First, here's the Wikipedia entry for Semiotics: http://en.wikipedia.org/wiki/Semiotics
The section I'm currently reading in the 'Basics' book describes anthropological language studies of primitive cultures and language development in children. The important part of this regarding atheism is the development of distinctions between things and the words that represent them. I found this quote on page 284 of my ebook:
Thus for the child, words do not seem at all arbitrary. Similarly Sylvia Scribner and Michael Cole found that unschooled Vai people in Liberia felt that the names of sun and moon could not be changed, one of them expressing the view that these were God-given names (Scribner and Cole 1981, 141)The author goes on to describe "...in the Middle Ages words and images were still seen as having a natural connection to things (which had 'true names' given by Adam at the creation). Words were seen as the names of things rather than as representations."
The anthropologist Lucien Levy-Bruhl claimed that people in primitive cultures had difficulty in distinguishing between names and the things to which they referred, regarding such signifiers as an intrinsic part of their signifieds (Olson 1994, 28). The fear of 'graven images' within the Judeo-Christian tradition and also magical practices such as Voodoo are clearly related to such phenomenon.
Semiotics: The Basics by Daniel Chandler describes ways in which we perceive and identify the world around us.

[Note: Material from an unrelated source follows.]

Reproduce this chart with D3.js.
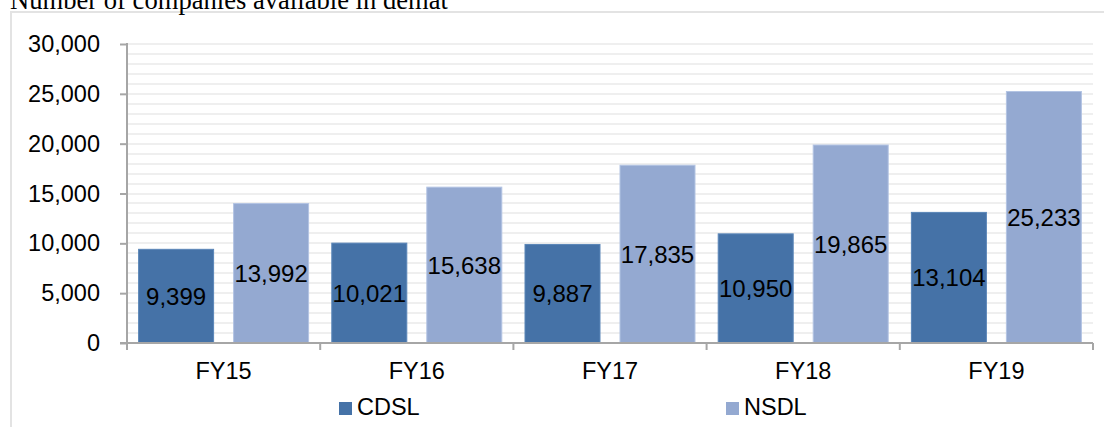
<!DOCTYPE html>
<html><head><meta charset="utf-8">
<script src="https://cdn.jsdelivr.net/npm/d3@7"></script>
<style>html,body{margin:0;padding:0;background:#fff;}svg{display:block;}</style>
</head><body>
<svg id="c" width="1104" height="427"></svg>
<script>
const categories = ["FY15","FY16","FY17","FY18","FY19"];
const series = ["CDSL","NSDL"];
const cdsl = [9399,10021,9887,10950,13104];
const nsdl = [13992,15638,17835,19865,25233];
const yTicks = [0,5000,10000,15000,20000,25000,30000];
const title = "Number of companies available in demat";
const colors = {CDSL:"#4572A7", NSDL:"#94A9D1"};
const strokes = {CDSL:"#5A86B8", NSDL:"#B3C4E3"};

const svg = d3.select("#c");
const L = 127, R = 1093, T = 44, B = 343;

// frame
svg.append("path").attr("d",`M11,427 V12 H1104`).attr("fill","none").attr("stroke","#e3e3e3").attr("stroke-width",2);

svg.append("text").attr("x",10).attr("y",9).attr("font-family","'Liberation Serif','Times New Roman',serif")
  .attr("font-size",26.6).attr("fill","#000").text(title);

const x0 = d3.scaleBand().domain(categories).range([L,R]).padding(0);
const bw = x0.bandwidth();
const outer = bw*11.6/193.2;
const x1 = d3.scaleBand().domain(series).range([outer,bw-outer]).paddingInner(0.2105).paddingOuter(0);
const y = d3.scaleLinear().domain([0,30000]).range([B,T]);

// minor gridlines
const grid = d3.range(1000,30001,1000);
svg.append("g").selectAll("line").data(grid).join("line")
  .attr("x1",L).attr("x2",R).attr("y1",d=>Math.round(y(d))).attr("y2",d=>Math.round(y(d)))
  .attr("stroke","#efefef").attr("stroke-width",2);

const data = categories.map((c,i)=>({cat:c, vals:[{s:"CDSL",v:cdsl[i]},{s:"NSDL",v:nsdl[i]}]}));
const g = svg.append("g").selectAll("g").data(data).join("g").attr("transform",d=>`translate(${x0(d.cat)},0)`);
g.selectAll("rect").data(d=>d.vals).join("rect")
  .attr("x",d=>x1(d.s)).attr("width",x1.bandwidth())
  .attr("y",d=>y(d.v)).attr("height",d=>B-y(d.v))
  .attr("fill",d=>colors[d.s]).attr("stroke",d=>strokes[d.s]).attr("stroke-width",1);
const fmt = d3.format(",");
g.selectAll("text").data(d=>d.vals).join("text")
  .attr("x",d=>x1(d.s)+x1.bandwidth()/2).attr("y",d=>(y(d.v)+B)/2)
  .attr("text-anchor","middle").attr("dominant-baseline","central")
  .attr("font-family","'Liberation Sans',Arial,sans-serif").attr("font-size",24).attr("fill","#000")
  .text(d=>fmt(d.v));

// y axis
const yAxis = d3.axisLeft(y).tickValues(yTicks).tickFormat(fmt).tickSizeInner(7).tickSizeOuter(0).tickPadding(20);
const ya = svg.append("g").attr("transform",`translate(${L},0)`).call(yAxis);
ya.select(".domain").attr("stroke","#a6a6a6").attr("stroke-width",2).attr("d",`M0,${T-1}V${B}`);
ya.selectAll(".tick line").attr("stroke","#a6a6a6").attr("stroke-width",2);
ya.selectAll(".tick text").attr("font-family","'Liberation Sans',Arial,sans-serif").attr("font-size",23.5).attr("fill","#000");

// x axis
const xa = svg.append("g").attr("transform",`translate(0,${B})`);
xa.append("line").attr("x1",L-7).attr("x2",R).attr("y1",0).attr("y2",0).attr("stroke","#a6a6a6").attr("stroke-width",2);
const bounds = categories.map(c=>x0(c)).concat([R]);
xa.selectAll("line.t").data(bounds).join("line").attr("class","t")
  .attr("x1",d=>d).attr("x2",d=>d).attr("y1",0).attr("y2",7).attr("stroke","#a6a6a6").attr("stroke-width",2);
xa.selectAll("text").data(categories).join("text")
  .attr("x",d=>x0(d)+bw/2).attr("y",36).attr("text-anchor","middle")
  .attr("font-family","'Liberation Sans',Arial,sans-serif").attr("font-size",23.5).attr("fill","#000").text(d=>d);

// legend
const legX = {CDSL:339, NSDL:726};
const lg = svg.append("g").selectAll("g").data(series).join("g").attr("transform",d=>`translate(${legX[d]},402)`);
lg.append("rect").attr("width",13).attr("height",13).attr("fill",d=>colors[d]);
lg.append("text").attr("x",18).attr("y",13).attr("font-family","'Liberation Sans',Arial,sans-serif")
  .attr("font-size",23.5).attr("fill","#000").text(d=>d);
</script>
</body></html>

There are numerous studies cited throughout that allude to mental development of perception that may be inhibited in some people, which I suspect may explain why some people refuse to dispense with their religion.
I'm beginning to more readily catch myself making false assumptions about things or when I take things for granted. As a writer, this book helps me understand the more fine details of abstraction in writing that allows me to defer more accurately, details of a story to the imagination of the reader and I'm only a third of the way through the book.